Retype the opening lines of the data exactly, stopping after the line that contains "y_ticks = [0, 50, 100, 150]". Skip every picture.
===== Available data =====
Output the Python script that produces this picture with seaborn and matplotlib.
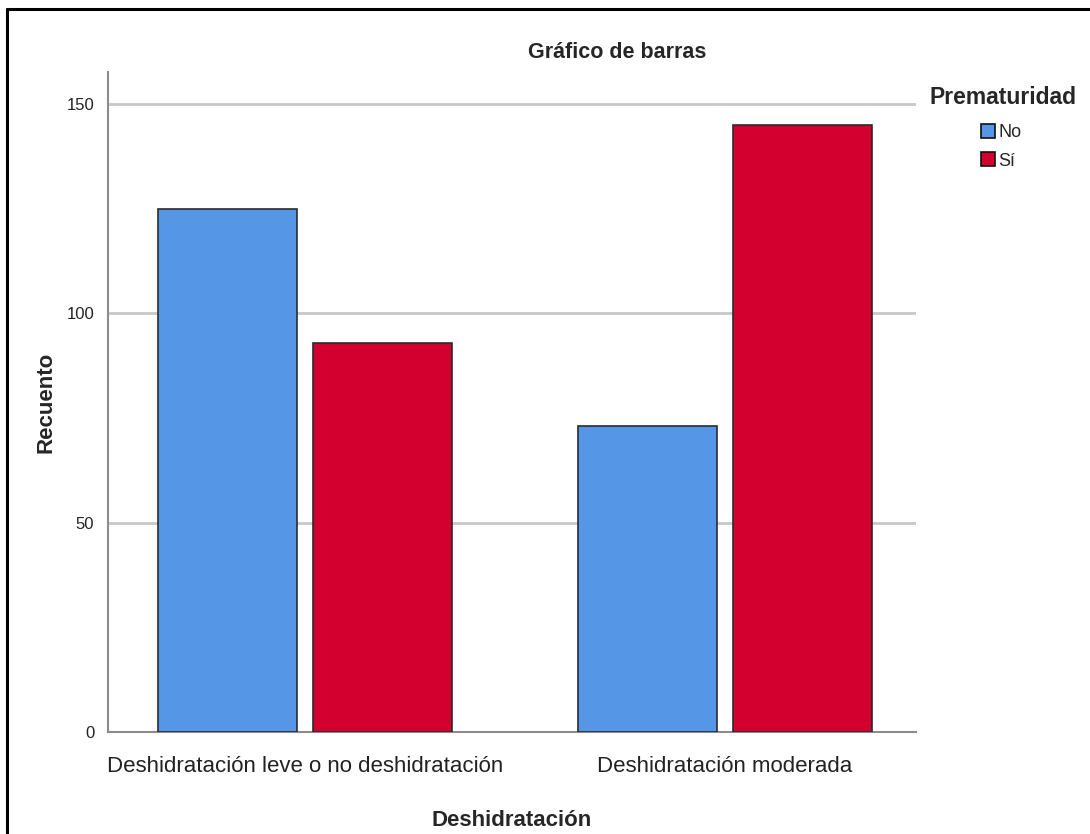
import matplotlib
matplotlib.use('Agg')
import matplotlib.pyplot as plt
from matplotlib import font_manager
from matplotlib.lines import Line2D
import pandas as pd
import seaborn as sns

# datos del grafico
categorias = ['Deshidratación leve o no deshidratación', 'Deshidratación moderada']
grupos = ['No', 'Sí']
recuento_no = [125, 73]
recuento_si = [93, 145]
y_ticks = [0, 50, 100, 150]

df = pd.DataFrame({
    'Deshidratación': categorias * 2,
    'Prematuridad': [grupos[0]] * 2 + [grupos[1]] * 2,
    'Recuento': recuento_no + recuento_si,
})

sns.set_theme(style='white')
names = {f.name for f in font_manager.fontManager.ttflist}
narrow = 'Liberation Sans Narrow' if 'Liberation Sans Narrow' in names else 'Liberation Sans'
plt.rcParams['font.family'] = [narrow, 'DejaVu Sans']
bold_fam = ['Liberation Sans', 'DejaVu Sans']

fig = plt.figure(figsize=(10.9, 8.34), dpi=100)
ax = fig.add_axes([0.0991, 0.1223, 0.7413, 0.7914])

palette = {'No': '#5596E6', 'Sí': '#D3002F'}
sns.barplot(data=df, x='Deshidratación', y='Recuento', hue='Prematuridad',
            order=categorias, hue_order=grupos, palette=palette, saturation=1,
            width=0.739, gap=0.103, edgecolor='#2b2b2b', linewidth=1.2,
            ax=ax, zorder=3)

ax.set_xlim(-0.4696, 1.4565)
ax.set_ylim(0, 157.6)
ax.set_yticks(y_ticks)
ax.set_yticklabels([str(v) for v in y_ticks], fontsize=12, color='#222222')
ax.tick_params(axis='x', labelsize=16, colors='#222222', length=0, pad=17)
ax.tick_params(axis='y', length=0, pad=10)
for v in y_ticks[1:]:
    ax.axhline(v, color='#C8C8C8', lw=2, zorder=1)

for s in ['top', 'right']:
    ax.spines[s].set_visible(False)
for s in ['left', 'bottom']:
    ax.spines[s].set_color('#8C8C8C')
    ax.spines[s].set_linewidth(1.5)

ax.set_xlabel('Deshidratación', fontsize=16, fontweight='bold',
              family=bold_fam, labelpad=24)
ax.set_ylabel('Recuento', fontsize=16, fontweight='bold',
              family=bold_fam, labelpad=7)

fig.text(617 / 1090, 1 - 52 / 834, 'Gráfico de barras', ha='center', va='center',
         fontsize=15.5, fontweight='bold', family=bold_fam)

# leyenda: titulo aparte y entradas debajo
fig.text(1003 / 1090, 1 - 97 / 834, 'Prematuridad', ha='center', va='center',
         fontsize=16.5, fontweight='bold', family=bold_fam)
leg = ax.legend(loc='upper left', bbox_to_anchor=(981 / 1090, 1 - 124 / 834),
                bbox_transform=fig.transFigure, frameon=False, fontsize=13,
                handlelength=0.8, handleheight=0.8,
                handletextpad=0.15, labelspacing=0.62,
                borderpad=0, borderaxespad=0)
for h in leg.legend_handles:
    h.set_edgecolor('#111111')

# marco exterior (solo izquierda y arriba visibles)
fig.add_artist(Line2D([7 / 1090, 7 / 1090], [0, 1 - 9 / 834], color='black', lw=2.2,
                      transform=fig.transFigure))
fig.add_artist(Line2D([7 / 1090, 1], [1 - 9 / 834, 1 - 9 / 834], color='black', lw=2.2,
                      transform=fig.transFigure))

fig.savefig('out.png', dpi=100, facecolor='white')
=====
Result for this exercise
Output the Python script that produces this picture with seaborn and matplotlib.
import matplotlib
matplotlib.use('Agg')
import matplotlib.pyplot as plt
from matplotlib import font_manager
from matplotlib.lines import Line2D
import pandas as pd
import seaborn as sns

# datos del grafico
categorias = ['Deshidratación leve o no deshidratación', 'Deshidratación moderada']
grupos = ['No', 'Sí']
recuento_no = [125, 73]
recuento_si = [93, 145]
y_ticks = [0, 50, 100, 150]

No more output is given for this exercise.